La posizione delle truppe etiopiche, insaccate fra i fiumi Ganale Doria, Daua Parma e lontane quasi 400 chilometri dalle loro basi logistiche, si fece estremamente critica. Graziani, dopo averne saggiato la resistenza, decise quindi di sfruttare la situazione propizia e di procedere a contrattaccare con una colonna completamente motorizzata forte di 14.000 uomini e quasi 800 mitragliatrici allo scopo di sfondare la linea avversaria, inseguire i nemici in fuga con l'obiettivo finale di giungere a Neghelli[5]
Protetto dall'azione della Regia Aeronautica il governatore della Somalia diede il via alla controffensiva il 10 gennaio 1936; il piano prevedeva di dividere le sue truppe in tre colonne: la prima, al comando del luogotenente generale Augusto Agostini, aveva come obiettivo risalire il Daua Parma sino a Malca Murri per tagliare la strada ai fuggitivi impedendo che essi potessero rifugiarsi in Kenya o che potessero ricevere rifornimenti da oltre confine, la seconda, al centro, al comando del colonnello Martini doveva giungere a Filtù sulla strada che porta a Neghelli, la terza, posta sulla destra al comando del generale Annibale Bergonzoli, doveva arrivare a Bander risalendo il Ganale Doria, due colonne minori infine avevano obiettivi secondari più a nord.[5] Nei primi giorni di battaglia le truppe etiopi fornirono una valida resistenza a Gogorù, Galgallò e all'uadi Ddei Ddei dove Martini restò bloccato due giorni, tuttavia, alla lunga, la superiorità di armamento e il contributo dell'aviazione ebbero la meglio sull'accanita difesa abissina: le truppe etiopiche sbandarono su tutto il fronte e finirono per ritirarsi disordinatamente.[5]
Il 17 gennaio Graziani, visto lo sfaldamento delle truppe avversarie e il raggiungimento di tutti gli obiettivi prefissati, decise di puntare senza indugio su Neghelli, capoluogo del Borana, mettendosi personalmente al comando di una colonna celere di 2.000 uomini. Anche se la distanza da coprire era ancora considerevole, 250 km, non vi erano più ostacoli seri lungo la strada. La colonna, protetta dall'aviazione che eliminò i deboli presidi rimasti nelle retrovie, giunse a Neghelli che cadde il 20 gennaio 1936. Nel frattempo, quanto rimaneva delle truppe del ras Destà si era ritirato nelle foreste di Uadarà incalzato dalla colonna motorizzata del generale Bergonzoli e dall'aviazione della colonia. Il 22 gennaio, ritenuta conclusa la battaglia e reputando ormai sicuro il settore di Neghelli, Graziani tornò a Dolo lasciando il comando della zona a Bergonzoli.[5]
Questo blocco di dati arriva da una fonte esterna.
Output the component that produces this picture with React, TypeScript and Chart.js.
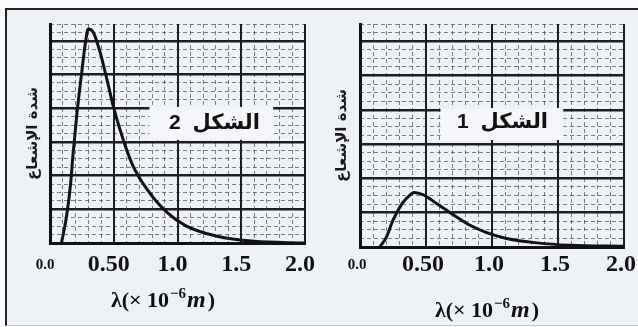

La battaglia del Ganale Doria, pur avendo portato alla conquista del capoluogo del Borana e alla distruzione completa dell'armata del ras Desta Damtù che finì con il rimanere inattivo per tutto il resto della guerra sul fronte sud, non venne in seguito sfruttata da Graziani: Neghelli non divenne la base per un successivo balzo nel Sidamo su Irgalem da dove si sarebbe potuto minacciare da sud Addis Abeba e comunque comportò un ritardo nella pianificata offensiva su Harar che era l'obiettivo che lo stato maggiore aveva assegnato a Graziani all'inizio delle ostilità.[5]